Di fronte a tutto ciò, il governo italiano deve offrire con assoluta urgenza il sedativo della Nadef ai mercati per replicare l’effetto di rassicurazione dell’anno scorso in una situazione più complicata di allora dove avevi l’extragettito da inflazione che quest’anno non hai più perché lo hai scontato nei tendenziali. È tutto scritto nei documenti di finanza pubblica.

Questo quadro amaro di realtà e l’allarme Italia, già segnalato da Economist e Financial Times e misurato dalla crescita quotidiana di spread e rendimento in misura minima e dalle aspettative legate alle attese sui comportamenti futuri di finanza pubblica in misura superiore, sono proprio quello che il duo Meloni-Giorgetti devono fare digerire a ministri, capigruppo, leader di partito.
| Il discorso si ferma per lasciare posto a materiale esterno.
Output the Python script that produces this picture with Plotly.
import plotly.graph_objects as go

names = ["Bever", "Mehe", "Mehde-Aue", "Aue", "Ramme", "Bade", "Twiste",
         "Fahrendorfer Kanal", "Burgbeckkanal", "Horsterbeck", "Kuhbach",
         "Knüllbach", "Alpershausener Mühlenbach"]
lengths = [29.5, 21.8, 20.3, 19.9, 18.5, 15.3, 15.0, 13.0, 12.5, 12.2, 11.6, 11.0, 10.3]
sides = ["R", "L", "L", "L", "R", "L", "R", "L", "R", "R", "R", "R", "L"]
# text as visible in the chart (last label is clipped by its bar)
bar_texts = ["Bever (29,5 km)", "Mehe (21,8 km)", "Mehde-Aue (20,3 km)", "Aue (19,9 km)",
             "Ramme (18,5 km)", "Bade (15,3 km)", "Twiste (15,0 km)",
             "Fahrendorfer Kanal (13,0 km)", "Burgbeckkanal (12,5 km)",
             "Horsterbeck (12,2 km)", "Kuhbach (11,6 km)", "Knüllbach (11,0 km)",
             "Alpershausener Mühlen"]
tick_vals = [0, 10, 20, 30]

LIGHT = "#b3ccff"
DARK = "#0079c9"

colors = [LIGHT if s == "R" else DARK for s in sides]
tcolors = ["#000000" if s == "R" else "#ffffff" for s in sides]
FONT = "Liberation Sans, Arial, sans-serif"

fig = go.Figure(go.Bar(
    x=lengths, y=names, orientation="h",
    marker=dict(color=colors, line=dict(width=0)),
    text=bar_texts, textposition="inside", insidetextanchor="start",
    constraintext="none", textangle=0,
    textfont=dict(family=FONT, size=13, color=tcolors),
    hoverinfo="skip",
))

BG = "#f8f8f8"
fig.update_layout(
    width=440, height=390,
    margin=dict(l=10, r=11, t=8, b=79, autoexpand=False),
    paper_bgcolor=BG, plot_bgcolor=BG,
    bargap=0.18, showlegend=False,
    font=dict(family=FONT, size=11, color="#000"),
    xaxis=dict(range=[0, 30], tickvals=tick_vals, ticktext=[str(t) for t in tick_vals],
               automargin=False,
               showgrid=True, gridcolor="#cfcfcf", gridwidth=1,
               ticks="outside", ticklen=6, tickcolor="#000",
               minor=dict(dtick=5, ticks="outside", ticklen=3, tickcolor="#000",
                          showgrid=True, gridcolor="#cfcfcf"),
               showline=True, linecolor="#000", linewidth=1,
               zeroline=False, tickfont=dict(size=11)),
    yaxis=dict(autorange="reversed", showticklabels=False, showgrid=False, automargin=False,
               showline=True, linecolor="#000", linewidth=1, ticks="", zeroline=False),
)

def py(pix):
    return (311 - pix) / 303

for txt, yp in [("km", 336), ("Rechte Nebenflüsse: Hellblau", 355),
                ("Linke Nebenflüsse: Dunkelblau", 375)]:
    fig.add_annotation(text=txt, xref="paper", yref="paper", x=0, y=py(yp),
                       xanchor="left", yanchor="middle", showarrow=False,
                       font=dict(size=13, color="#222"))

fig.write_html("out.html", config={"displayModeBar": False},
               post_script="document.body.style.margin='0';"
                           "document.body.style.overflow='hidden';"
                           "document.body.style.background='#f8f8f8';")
Perché la febbricola strisciante nasconde un allarme, lo spread sale sempre giorno dopo giorno di un pochino arrivando ieri a quota 175 e altrettanto fa il rendimento del BTp decennale che è salito fino al 4,4%. Tutto ciò significa 10/15 miliardi in più di spesa per interessi malcontati. Per questo serve subito il sedativo per allentare la pressione dei mercati e riconquistare la credibilità replicando quello che si è fatto l’anno prima. Più chiara è la situazione, meno difficile sarà conseguire il difficilissimo obiettivo da raggiungere in modo obbligato. Per quanto amare sono le uniche parole di verità possibili. Il resto è la solita fuffa chiacchierologica italiana.